Suspended/Powered Off

This icon appears only for a VM or a group of VMs.

For an single VM indicates it is suspended or powered off.

For a group of VMs, indicates that all VMs in the group are suspended or powered down.

When HQ notifies you that an application is unavailable, you can drill down into the resources that make up that application in order to determine which resource (such as a web server, application server, or database) is causing the availability problem.

Throughput

HQ can measure throughput for each managed resource. For Web servers and application servers, throughput is typically measured as bytes served, bytes received, number of requests, and number of responses over a user-specified period of time (minutes, hours, days). For databases, throughput is typically measured as the number of requests processed or active connections over a specified period of time.

Utilization

Hyperic HQ can measure utilization rates for the platforms and servers that make up an Application. Examples of utilization include number of sessions created and destroyed, number of loaded or reloaded servlets, JVM total, used, and free memory, EJB creates, removes, loads, stores, and so on.

You can examine the capacity of an entire platform and measure individual utilization of the servers on those platforms. Using Hyperic HQ, you can pinpoint underutilized resources by establishing minimum utilization thresholds on a per platform basis. You can also determine where Application bottlenecks occur by examining utilization rates between disk, memory, CPU, and network, and then apply capacity appropriately.

Performance

A variety of metrics are categorized as performance metrics in Hyperic. Performance metrics are often measured in units of time, the milliseconds spent performing a type of operation, or the length of time that a threshold value was reached.  Some performance metrics take an integer value - for instance the length of a work queue.

Metric Value Types

  • Dynamic — Value may go up or down over time.  CPU utilization is an example.

  • Static — Value does not change over time. A time stamp is an example.

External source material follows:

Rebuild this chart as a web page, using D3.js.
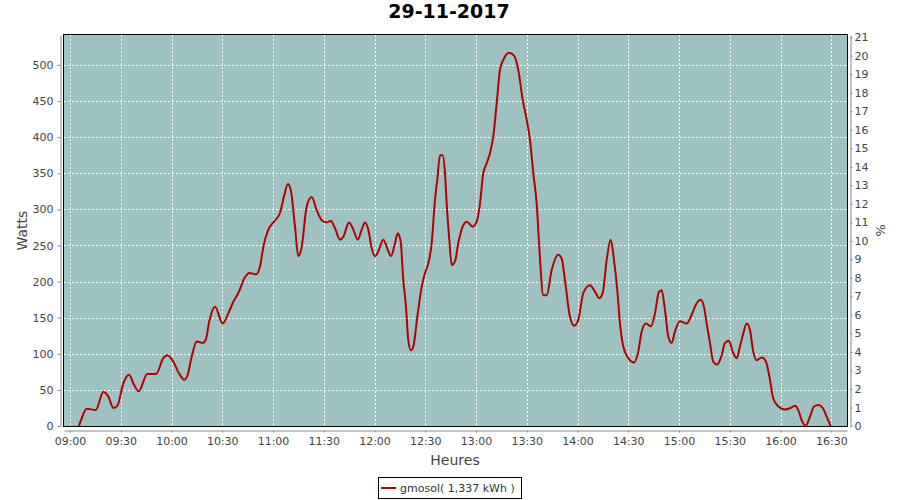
<!DOCTYPE html>
<html>
<head>
<meta charset="utf-8">
<script src="https://cdn.jsdelivr.net/npm/d3@7"></script>
<style>
  html, body { margin: 0; padding: 0; background: #fff; }
  svg { display: block; }
  text { font-family: "DejaVu Sans", sans-serif; }
</style>
</head>
<body>
<svg id="chart" width="900" height="500"></svg>
<script>
const title = "29-11-2017";
const yLabel = "Watts";
const y2Label = "%";
const xLabel = "Heures";
const legendLabel = "gmosol( 1,337 kWh )";

const times = [
"09:05:19","09:06:30","09:09:52","09:15:11","09:19:41","09:22:38","09:25:36","09:27:58","09:31:30","09:34:52",
"09:37:50","09:40:37","09:45:42","09:50:50","09:55:09","09:57:31","10:01:04","10:04:26","10:07:34","10:09:34",
"10:11:56","10:14:53","10:18:26","10:20:13","10:22:20","10:25:43","10:30:16","10:33:34","10:36:32","10:39:29",
"10:43:26","10:45:59","10:49:56","10:52:19","10:54:16","10:57:13","11:00:10","11:04:08","11:06:30","11:08:52",
"11:10:38","11:13:00","11:14:57","11:16:58","11:19:55","11:22:52","11:25:49","11:28:47","11:31:44","11:34:17",
"11:36:38","11:39:36","11:41:33","11:44:55","11:47:28","11:50:04","11:52:25","11:54:22","11:56:20","11:58:20",
"12:00:17","12:02:39","12:05:11","12:07:33","12:09:45","12:12:06","12:13:42","12:15:29","12:17:01","12:18:37",
"12:19:58","12:21:34","12:22:56","12:25:18","12:27:54","12:29:51","12:31:48","12:33:48","12:35:45","12:37:07",
"12:38:42","12:40:18","12:41:40","12:42:40","12:44:12","12:45:37","12:47:34","12:49:31","12:52:07","12:54:29",
"12:58:02","13:00:24","13:02:21","13:04:18","13:06:19","13:08:16","13:10:13","13:12:13","13:14:10","13:16:32",
"13:19:29","13:22:27","13:24:59","13:27:35","13:29:58","13:31:55","13:33:52","13:35:52","13:37:24","13:39:46",
"13:41:47","13:44:44","13:48:38","13:50:38","13:52:35","13:55:33","13:58:05","14:00:28","14:03:25","14:07:22",
"14:10:20","14:12:52","14:14:53","14:17:15","14:19:36","14:21:33","14:23:31","14:25:06","14:27:04","14:30:01",
"14:33:23","14:35:55","14:37:56","14:40:28","14:43:26","14:45:47","14:48:10","14:49:45","14:51:42","14:53:39",
"14:55:40","14:57:37","15:00:34","15:04:32","15:07:29","15:10:26","15:12:49","15:14:46","15:16:21","15:18:18",
"15:20:16","15:22:37","15:25:13","15:27:10","15:29:32","15:31:43","15:34:05","15:36:02","15:37:59","15:40:00",
"15:41:57","15:43:54","15:45:55","15:48:52","15:51:25","15:53:46","15:55:43","15:58:41","16:02:38","16:06:01",
"16:08:33","16:10:30","16:12:31","16:14:52","16:17:25","16:19:47","16:22:19","16:24:55","16:27:17","16:29:39"
];

const watts = [
0,8,24,22,47,41,25,28,59,71,
57,48,72,72,94,98,89,73,64,71,
96,117,115,119,145,165,142,156,172,184,
206,212,210,221,248,272,282,295,318,335,
325,276,235,248,304,317,299,285,282,284,
274,258,262,282,272,258,272,282,272,246,
235,244,258,246,235,253,267,255,202,165,
119,105,110,151,193,212,225,253,313,341,
375,375,350,308,258,223,228,253,276,283,
276,283,308,350,364,378,401,447,493,509,
517,513,493,452,424,396,350,308,248,181,
181,216,237,232,202,151,139,147,184,195,
186,177,184,230,258,230,188,142,110,94,
88,103,131,142,138,156,186,188,161,124,
115,131,145,142,154,170,175,165,142,115,
89,85,98,115,118,103,94,110,128,142,
133,103,91,95,89,64,38,27,23,25,
28,22,8,0,13,27,29,25,13,0
];

const xTickLabels = ["09:00","09:30","10:00","10:30","11:00","11:30","12:00","12:30",
                     "13:00","13:30","14:00","14:30","15:00","15:30","16:00","16:30"];
const yTicks = [0,50,100,150,200,250,300,350,400,450,500];
const y2Ticks = [0,1,2,3,4,5,6,7,8,9,10,11,12,13,14,15,16,17,18,19,20,21];
const xDomain = ["08:56:27","16:39:18"];
const yMax = 541.5;
const y2Max = 21.12;

const parse = d3.timeParse("%H:%M:%S");
const parseHM = d3.timeParse("%H:%M");
const data = times.map((t, i) => ({ t: parse(t), v: watts[i] }));

const plot = { left: 64, right: 847, top: 35, bottom: 426 };

const svg = d3.select("#chart");

const x = d3.scaleTime().domain(xDomain.map(parse)).range([plot.left, plot.right]);
const y = d3.scaleLinear().domain([0, yMax]).range([plot.bottom, plot.top]);
const y2 = d3.scaleLinear().domain([0, y2Max]).range([plot.bottom, plot.top]);

// plot background
svg.append("rect")
  .attr("x", plot.left).attr("y", plot.top)
  .attr("width", plot.right - plot.left).attr("height", plot.bottom - plot.top)
  .attr("fill", "#9ec2c2");

// grid
const grid = svg.append("g").attr("stroke", "#ffffff").attr("stroke-width", 1)
  .attr("stroke-dasharray", "2,2").attr("shape-rendering", "crispEdges");
grid.selectAll("line.h").data(yTicks.filter(d => d > 0)).join("line")
  .attr("x1", plot.left).attr("x2", plot.right)
  .attr("y1", d => Math.round(y(d)) + 0.5).attr("y2", d => Math.round(y(d)) + 0.5);
grid.selectAll("line.v").data(xTickLabels.map(parseHM)).join("line")
  .attr("y1", plot.top).attr("y2", plot.bottom)
  .attr("x1", d => Math.round(x(d)) + 0.5).attr("x2", d => Math.round(x(d)) + 0.5);

// line
const line = d3.line().x(d => x(d.t)).y(d => y(d.v)).curve(d3.curveMonotoneX);
svg.append("path").datum(data)
  .attr("d", line).attr("fill", "none")
  .attr("stroke", "#b40000").attr("stroke-width", 2).attr("stroke-linejoin", "round");

// border
svg.append("rect")
  .attr("x", plot.left - 0.5).attr("y", plot.top - 0.5)
  .attr("width", plot.right - plot.left + 1).attr("height", plot.bottom - plot.top + 1)
  .attr("fill", "none").attr("stroke", "#000").attr("stroke-width", 1);

function styleAxis(g) {
  g.selectAll("path.domain").attr("stroke", "#888");
  g.selectAll(".tick line").attr("stroke", "#888");
  g.selectAll(".tick text").attr("fill", "#444").style("font-size", "11px")
    .style("font-family", "'DejaVu Sans', sans-serif");
}

// left axis
svg.append("g").attr("transform", "translate(60.5,0)")
  .call(d3.axisLeft(y).tickValues(yTicks).tickSize(3).tickSizeOuter(0).tickPadding(4))
  .call(styleAxis);

// right axis
svg.append("g").attr("transform", "translate(850.5,0)")
  .call(d3.axisRight(y2).tickValues(y2Ticks).tickSize(2).tickSizeOuter(0).tickPadding(2))
  .call(styleAxis);

// bottom axis
svg.append("g").attr("transform", "translate(0,430.5)")
  .call(d3.axisBottom(x).tickValues(xTickLabels.map(parseHM)).tickFormat(d3.timeFormat("%H:%M"))
    .tickSize(2).tickSizeOuter(0).tickPadding(5))
  .call(styleAxis);

// titles
svg.append("text").attr("x", 449).attr("y", 18).attr("text-anchor", "middle")
  .style("font-size", "19px").style("font-weight", "bold").attr("fill", "#000").text(title);

svg.append("text").attr("transform", "translate(26.5,230.5) rotate(-90)")
  .attr("text-anchor", "middle").style("font-size", "14px").attr("fill", "#444").text(yLabel);

svg.append("text").attr("transform", "translate(876,230.5) rotate(90)")
  .attr("text-anchor", "middle").style("font-size", "13px").attr("fill", "#444").text(y2Label);

svg.append("text").attr("x", 455).attr("y", 464.5).attr("text-anchor", "middle")
  .style("font-size", "14px").attr("fill", "#444").text(xLabel);

// legend
const lg = svg.append("g");
lg.append("rect").attr("x", 378.5).attr("y", 477.5).attr("width", 143).attr("height", 21)
  .attr("fill", "#fff").attr("stroke", "#000").attr("stroke-width", 1);
lg.append("line").attr("x1", 381).attr("x2", 396).attr("y1", 488).attr("y2", 488)
  .attr("stroke", "#b40000").attr("stroke-width", 2);
lg.append("text").attr("x", 400).attr("y", 492).style("font-size", "11px")
  .attr("fill", "#333").text(legendLabel);
</script>
</body>
</html>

  • Trends Up — Value always increases. For metrics whose values trend upwards, the rate of change is of interest, so Hyperic automatically creates a secondary metric: a per-minute rate measurement. If this rate metric has a defaultOn attribute set to true, the defaultOn attribute for the original metric is set to false (so that only the rate metric will be displayed, not the original metric). To disable an automatically generated rate metric, set its rate attribute to none.

  • Trends Down — Value always decreases.

Baselines

Available only in vFabric Hyperic

Baselines — values that represent the norm for resource behavior — help you quickly identify problems with your resources. With baselines, you can automate metric analysis and configure alert conditions based on how a metric varies from baseline values. Hyperic automatically calculates the baseline values for all dynamic metrics.

Uses for Baselines in Hyperic

Baselines can help you provide:

  • Trend Analysis: The most common use of baselining is as a performance management tool for trending analysis. Using Hyperic, you establish and retain the same metric baseline value over a specific period of time, then include the baseline when you chart the current values of the metric. You can then identify trends that will help you to estimate future performance or needs.

  • Service-Level Management: To manage service-level agreements, you measure actual performance against agreed-upon minimum service-level values. Using Hyperic, you specify the acceptable high and low values for the metric then include this range of acceptable values when you chart the current values of the metric.

  • Exception Management: You can monitor application health by defining an alert based on either the baseline, the high, or the low metric values. For example, you can set up an alert that triggers when the metric value is more than 25% of the baseline value.

Baselines in the Hyperic User Interface

Baseline values for a metric are indicated on a chart for the metric. A chart for a metric is displayed when you click a metric's name on the resource's Monitor page - either in the Indicators or Metric Data tab.

A metric chart, like the example shown below, provides two sets of metric statistics:

  • Low, Average, and Peak - these lines indicate that low, average, and high values for the metric for the current display range.  

  • Low Range, Baseline, and High Range - this lines reflect baseline values that were calculated (or specified) as the expected low, normal, and high values for the metric.

images/download/attachments/79038211/MetricChartBaseline.png

Default Metric Collection Settings

Metric collection defaults are set at the resource level and apply to all resources in inventory of that type.

Although you can modify metric collection settings for an individual resource, those settings will be over-written the next time the default metric collect for that resource type is updated. Changes at the resource type level will apply to all resources of the type.

Default metric collection and alert definitions for a resource type can be viewed and edited by an authorized user on the Monitoring Defaults page for a resource type.